## THE TASK
The lines to be extracted run from the start of the listing through the line containing "import numpy as np"; copy them exactly and nothing else.

## MATERIAL
┏━━
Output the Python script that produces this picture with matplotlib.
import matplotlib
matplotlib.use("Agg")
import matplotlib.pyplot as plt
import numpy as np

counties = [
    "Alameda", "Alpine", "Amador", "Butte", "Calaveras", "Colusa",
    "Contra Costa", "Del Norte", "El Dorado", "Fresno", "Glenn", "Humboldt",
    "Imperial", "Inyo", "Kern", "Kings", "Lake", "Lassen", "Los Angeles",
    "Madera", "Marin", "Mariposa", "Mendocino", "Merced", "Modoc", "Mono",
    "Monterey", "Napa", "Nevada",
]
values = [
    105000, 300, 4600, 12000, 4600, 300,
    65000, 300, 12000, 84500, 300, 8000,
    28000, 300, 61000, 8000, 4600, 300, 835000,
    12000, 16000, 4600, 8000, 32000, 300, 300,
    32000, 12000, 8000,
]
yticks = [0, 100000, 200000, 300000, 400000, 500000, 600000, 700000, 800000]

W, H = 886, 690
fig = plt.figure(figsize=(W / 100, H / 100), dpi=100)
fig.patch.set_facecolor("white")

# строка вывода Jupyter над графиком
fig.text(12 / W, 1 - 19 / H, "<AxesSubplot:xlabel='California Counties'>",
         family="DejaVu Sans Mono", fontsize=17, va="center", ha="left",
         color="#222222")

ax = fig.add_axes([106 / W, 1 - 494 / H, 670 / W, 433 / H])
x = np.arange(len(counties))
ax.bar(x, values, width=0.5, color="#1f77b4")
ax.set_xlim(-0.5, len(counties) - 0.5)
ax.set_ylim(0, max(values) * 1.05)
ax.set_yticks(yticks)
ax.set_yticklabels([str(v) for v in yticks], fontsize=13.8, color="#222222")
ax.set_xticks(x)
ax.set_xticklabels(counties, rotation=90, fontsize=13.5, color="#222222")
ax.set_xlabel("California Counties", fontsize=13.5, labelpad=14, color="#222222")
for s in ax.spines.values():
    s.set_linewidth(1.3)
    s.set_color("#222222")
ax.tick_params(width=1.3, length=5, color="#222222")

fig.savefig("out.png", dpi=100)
┗━━
## FINISHED ANSWER
Output the Python script that produces this picture with matplotlib.
import matplotlib
matplotlib.use("Agg")
import matplotlib.pyplot as plt
import numpy as np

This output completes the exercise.